• **Challenge**:
Would you quote every entry exactly, dropping only the pictures?

• **Provided records**:
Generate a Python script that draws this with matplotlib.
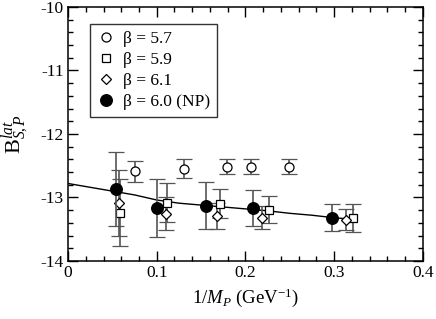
import matplotlib
matplotlib.use("Agg")
import matplotlib.pyplot as plt
from matplotlib.ticker import MultipleLocator
from matplotlib.lines import Line2D

plt.rcParams['font.family'] = ['Liberation Serif', 'DejaVu Serif']
plt.rcParams['mathtext.fontset'] = 'custom'
plt.rcParams['mathtext.rm'] = 'Liberation Serif'
plt.rcParams['mathtext.it'] = 'Liberation Serif:italic'
plt.rcParams['mathtext.bf'] = 'Liberation Serif:bold'

# beta = 5.7 (open circles)
x57 = [0.0755, 0.131, 0.1795, 0.206, 0.249]
y57 = [-12.59, -12.55, -12.515, -12.515, -12.515]
e57 = [0.17, 0.15, 0.12, 0.12, 0.12]

# beta = 5.9 (open squares)
x59 = [0.059, 0.111, 0.171, 0.227, 0.321]
y59 = [-13.24, -13.08, -13.10, -13.19, -13.33]
e59 = [0.53, 0.31, 0.23, 0.21, 0.22]

# beta = 6.1 (open diamonds)
x61 = [0.058, 0.110, 0.168, 0.219, 0.313]
y61 = [-13.09, -13.26, -13.29, -13.32, -13.35]
e61 = [0.52, 0.26, 0.21, 0.18, 0.17]

# beta = 6.0 (NP) (filled circles)
x60 = [0.054, 0.1006, 0.156, 0.208, 0.298]
y60 = [-12.87, -13.17, -13.13, -13.17, -13.32]
e60 = [0.58, 0.46, 0.37, 0.28, 0.21]

# fit curve
xfit = [0.0, 0.025, 0.05, 0.075, 0.1, 0.125, 0.15, 0.175, 0.2, 0.225, 0.25, 0.275, 0.3, 0.318]
yfit = [-12.78, -12.84, -12.90, -12.96, -13.04, -13.09, -13.12, -13.15, -13.18, -13.21, -13.25, -13.28, -13.32, -13.34]

labels = ['β = 5.7', 'β = 5.9', 'β = 6.1', 'β = 6.0 (NP)']

fig = plt.figure(figsize=(4.36, 3.19), dpi=100)
ax = fig.add_axes([0.156, 0.182, 0.814, 0.796])

ecol = '#555555'
ekw = dict(ecolor=ecol, elinewidth=1.2, capsize=5.5, capthick=1.2, linestyle='none')

ax.plot(xfit, yfit, color='black', lw=1.0, zorder=1)

ax.errorbar(x57, y57, yerr=e57, marker='o', ms=6.5, mfc='white', mec='black', mew=0.9, **ekw, zorder=3)
ax.errorbar(x59, y59, yerr=e59, marker='s', ms=5.8, mfc='white', mec='black', mew=0.9, **ekw, zorder=3)
ax.errorbar(x61, y61, yerr=e61, marker='D', ms=5.0, mfc='white', mec='black', mew=0.9, **ekw, zorder=3)
ax.errorbar(x60, y60, yerr=e60, marker='o', ms=8.4, mfc='black', mec='black', mew=0.9, **ekw, zorder=4)

hs = [Line2D([], [], marker='o', ms=6.5, mfc='white', mec='black', mew=0.9, ls='none'),
      Line2D([], [], marker='s', ms=5.8, mfc='white', mec='black', mew=0.9, ls='none'),
      Line2D([], [], marker='D', ms=5.0, mfc='white', mec='black', mew=0.9, ls='none'),
      Line2D([], [], marker='o', ms=8.4, mfc='black', mec='black', mew=0.9, ls='none')]
leg = ax.legend(hs, labels, loc='upper left', bbox_to_anchor=(0.063, 0.933), fontsize=12.5,
                frameon=True, fancybox=False, edgecolor='black', handlelength=1.0,
                handletextpad=0.5, borderpad=0.38, labelspacing=0.29, borderaxespad=0)
leg.get_frame().set_linewidth(1.0)

ax.set_xlim(0, 0.4)
ax.set_ylim(-14, -10)
ax.xaxis.set_minor_locator(MultipleLocator(0.02))
ax.yaxis.set_minor_locator(MultipleLocator(0.2))
ax.set_xticks([0, 0.1, 0.2, 0.3, 0.4])
ax.set_xticklabels(['0', '0.1', '0.2', '0.3', '0.4'])
ax.set_yticks([-14, -13, -12, -11, -10])
ax.set_yticklabels(['-14', '-13', '-12', '-11', '-10'])
ax.tick_params(which='both', direction='in', top=True, right=True, labelsize=12.5)
ax.tick_params(which='major', length=7, width=1.0, pad=3)
ax.tick_params(which='minor', length=3.5, width=1.0)
for s in ax.spines.values():
    s.set_linewidth(1.1)

ax.set_xlabel(r'1/$M_P$ (GeV$^{\mathrm{-1}}$)', fontsize=13.5, labelpad=4)
ax.set_ylabel(r'$\mathrm{B}_{S,P}^{lat}$', fontsize=16, labelpad=6)

fig.savefig('out.png', dpi=100)
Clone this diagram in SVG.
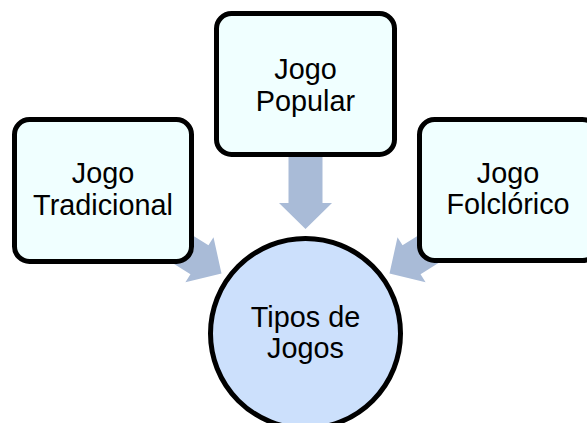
<svg xmlns="http://www.w3.org/2000/svg" width="587" height="423" viewBox="0 0 587 423">
<defs>
<style>
.box{fill:#F0FFFF;stroke:#000;stroke-width:5}
.circ{fill:#CCE0FC;stroke:#000;stroke-width:5}
.arr{fill:#A9BBD7}
.t{font-family:"Liberation Sans",Arial,sans-serif;font-size:28.8px;fill:#000;text-anchor:middle}
</style>
<path id="arrowShape" d="M0,0 L-26,-26.5 L-26,-17 L-90,-17 L-90,17 L-26,17 L-26,26.5 Z"/>
</defs>
<rect width="587" height="423" fill="#fff"/>
<g id="connectors">
<use href="#arrowShape" class="arr" transform="translate(305.5,229) rotate(90)"/>
<use href="#arrowShape" class="arr" transform="translate(221.5,273.5) rotate(32)"/>
<use href="#arrowShape" class="arr" transform="translate(389.5,273.5) rotate(148)"/>
</g>
<g id="node-tradicional">
<rect class="box" x="14.5" y="119.5" width="177" height="142" rx="15"/>
<text class="t" x="103" y="183">Jogo</text>
<text class="t" x="103" y="215">Tradicional</text>
</g>
<g id="node-popular">
<rect class="box" x="216.5" y="13.5" width="178" height="141" rx="15"/>
<text class="t" x="305.5" y="79">Jogo</text>
<text class="t" x="305.5" y="111">Popular</text>
</g>
<g id="node-folclorico">
<rect class="box" x="419.5" y="119.5" width="178" height="141" rx="15"/>
<text class="t" x="508" y="183">Jogo</text>
<text class="t" x="508" y="214">Folclórico</text>
</g>
<g id="node-tipos">
<circle class="circ" cx="305.5" cy="333.5" r="95"/>
<text class="t" x="305.5" y="327">Tipos de</text>
<text class="t" x="305.5" y="358">Jogos</text>
</g>
</svg>
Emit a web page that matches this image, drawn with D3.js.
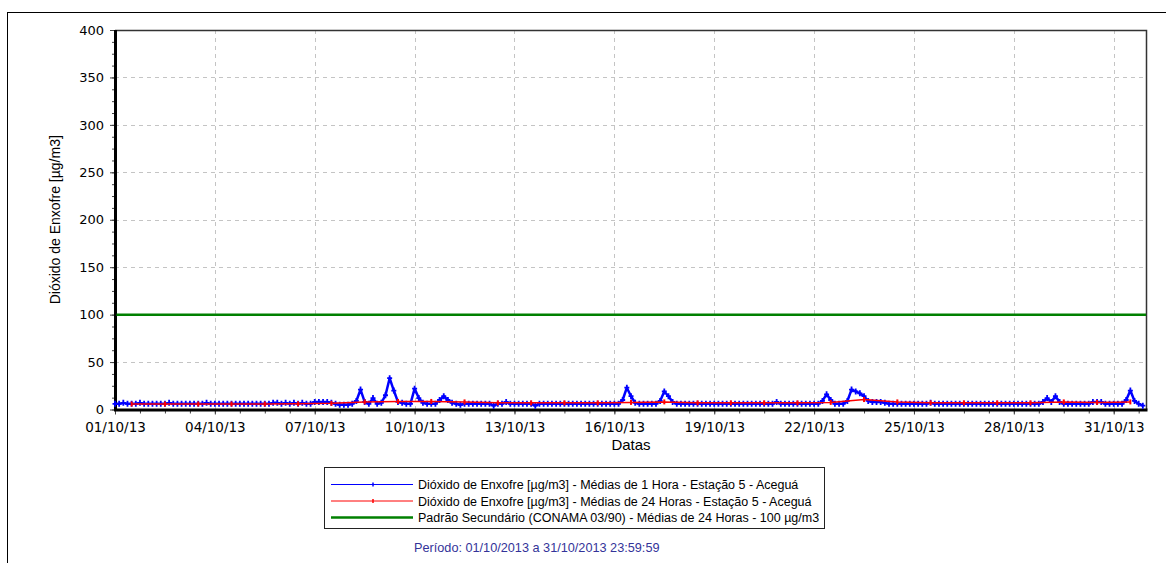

• **Result below**:
Generate a Python script that draws this with matplotlib.
import matplotlib
matplotlib.use("Agg")
import matplotlib.pyplot as plt
from matplotlib.ticker import MultipleLocator
from matplotlib.lines import Line2D

plt.rcParams['font.family'] = ['Liberation Serif', 'DejaVu Serif']
plt.rcParams['mathtext.fontset'] = 'custom'
plt.rcParams['mathtext.rm'] = 'Liberation Serif'
plt.rcParams['mathtext.it'] = 'Liberation Serif:italic'
plt.rcParams['mathtext.bf'] = 'Liberation Serif:bold'

# beta = 5.7 (open circles)
x57 = [0.0755, 0.131, 0.1795, 0.206, 0.249]
y57 = [-12.59, -12.55, -12.515, -12.515, -12.515]
e57 = [0.17, 0.15, 0.12, 0.12, 0.12]

# beta = 5.9 (open squares)
x59 = [0.059, 0.111, 0.171, 0.227, 0.321]
y59 = [-13.24, -13.08, -13.10, -13.19, -13.33]
e59 = [0.53, 0.31, 0.23, 0.21, 0.22]

# beta = 6.1 (open diamonds)
x61 = [0.058, 0.110, 0.168, 0.219, 0.313]
y61 = [-13.09, -13.26, -13.29, -13.32, -13.35]
e61 = [0.52, 0.26, 0.21, 0.18, 0.17]

# beta = 6.0 (NP) (filled circles)
x60 = [0.054, 0.1006, 0.156, 0.208, 0.298]
y60 = [-12.87, -13.17, -13.13, -13.17, -13.32]
e60 = [0.58, 0.46, 0.37, 0.28, 0.21]

# fit curve
xfit = [0.0, 0.025, 0.05, 0.075, 0.1, 0.125, 0.15, 0.175, 0.2, 0.225, 0.25, 0.275, 0.3, 0.318]
yfit = [-12.78, -12.84, -12.90, -12.96, -13.04, -13.09, -13.12, -13.15, -13.18, -13.21, -13.25, -13.28, -13.32, -13.34]

labels = ['β = 5.7', 'β = 5.9', 'β = 6.1', 'β = 6.0 (NP)']

fig = plt.figure(figsize=(4.36, 3.19), dpi=100)
ax = fig.add_axes([0.156, 0.182, 0.814, 0.796])

ecol = '#555555'
ekw = dict(ecolor=ecol, elinewidth=1.2, capsize=5.5, capthick=1.2, linestyle='none')

ax.plot(xfit, yfit, color='black', lw=1.0, zorder=1)

ax.errorbar(x57, y57, yerr=e57, marker='o', ms=6.5, mfc='white', mec='black', mew=0.9, **ekw, zorder=3)
ax.errorbar(x59, y59, yerr=e59, marker='s', ms=5.8, mfc='white', mec='black', mew=0.9, **ekw, zorder=3)
ax.errorbar(x61, y61, yerr=e61, marker='D', ms=5.0, mfc='white', mec='black', mew=0.9, **ekw, zorder=3)
ax.errorbar(x60, y60, yerr=e60, marker='o', ms=8.4, mfc='black', mec='black', mew=0.9, **ekw, zorder=4)

hs = [Line2D([], [], marker='o', ms=6.5, mfc='white', mec='black', mew=0.9, ls='none'),
      Line2D([], [], marker='s', ms=5.8, mfc='white', mec='black', mew=0.9, ls='none'),
      Line2D([], [], marker='D', ms=5.0, mfc='white', mec='black', mew=0.9, ls='none'),
      Line2D([], [], marker='o', ms=8.4, mfc='black', mec='black', mew=0.9, ls='none')]
leg = ax.legend(hs, labels, loc='upper left', bbox_to_anchor=(0.063, 0.933), fontsize=12.5,
                frameon=True, fancybox=False, edgecolor='black', handlelength=1.0,
                handletextpad=0.5, borderpad=0.38, labelspacing=0.29, borderaxespad=0)
leg.get_frame().set_linewidth(1.0)

ax.set_xlim(0, 0.4)
ax.set_ylim(-14, -10)
ax.xaxis.set_minor_locator(MultipleLocator(0.02))
ax.yaxis.set_minor_locator(MultipleLocator(0.2))
ax.set_xticks([0, 0.1, 0.2, 0.3, 0.4])
ax.set_xticklabels(['0', '0.1', '0.2', '0.3', '0.4'])
ax.set_yticks([-14, -13, -12, -11, -10])
ax.set_yticklabels(['-14', '-13', '-12', '-11', '-10'])
ax.tick_params(which='both', direction='in', top=True, right=True, labelsize=12.5)
ax.tick_params(which='major', length=7, width=1.0, pad=3)
ax.tick_params(which='minor', length=3.5, width=1.0)
for s in ax.spines.values():
    s.set_linewidth(1.1)

ax.set_xlabel(r'1/$M_P$ (GeV$^{\mathrm{-1}}$)', fontsize=13.5, labelpad=4)
ax.set_ylabel(r'$\mathrm{B}_{S,P}^{lat}$', fontsize=16, labelpad=6)

fig.savefig('out.png', dpi=100)
Clone this diagram in SVG.
<svg xmlns="http://www.w3.org/2000/svg" width="587" height="423" viewBox="0 0 587 423">
<defs>
<style>
.box{fill:#F0FFFF;stroke:#000;stroke-width:5}
.circ{fill:#CCE0FC;stroke:#000;stroke-width:5}
.arr{fill:#A9BBD7}
.t{font-family:"Liberation Sans",Arial,sans-serif;font-size:28.8px;fill:#000;text-anchor:middle}
</style>
<path id="arrowShape" d="M0,0 L-26,-26.5 L-26,-17 L-90,-17 L-90,17 L-26,17 L-26,26.5 Z"/>
</defs>
<rect width="587" height="423" fill="#fff"/>
<g id="connectors">
<use href="#arrowShape" class="arr" transform="translate(305.5,229) rotate(90)"/>
<use href="#arrowShape" class="arr" transform="translate(221.5,273.5) rotate(32)"/>
<use href="#arrowShape" class="arr" transform="translate(389.5,273.5) rotate(148)"/>
</g>
<g id="node-tradicional">
<rect class="box" x="14.5" y="119.5" width="177" height="142" rx="15"/>
<text class="t" x="103" y="183">Jogo</text>
<text class="t" x="103" y="215">Tradicional</text>
</g>
<g id="node-popular">
<rect class="box" x="216.5" y="13.5" width="178" height="141" rx="15"/>
<text class="t" x="305.5" y="79">Jogo</text>
<text class="t" x="305.5" y="111">Popular</text>
</g>
<g id="node-folclorico">
<rect class="box" x="419.5" y="119.5" width="178" height="141" rx="15"/>
<text class="t" x="508" y="183">Jogo</text>
<text class="t" x="508" y="214">Folclórico</text>
</g>
<g id="node-tipos">
<circle class="circ" cx="305.5" cy="333.5" r="95"/>
<text class="t" x="305.5" y="327">Tipos de</text>
<text class="t" x="305.5" y="358">Jogos</text>
</g>
</svg>
Emit a web page that matches this image, drawn with D3.js.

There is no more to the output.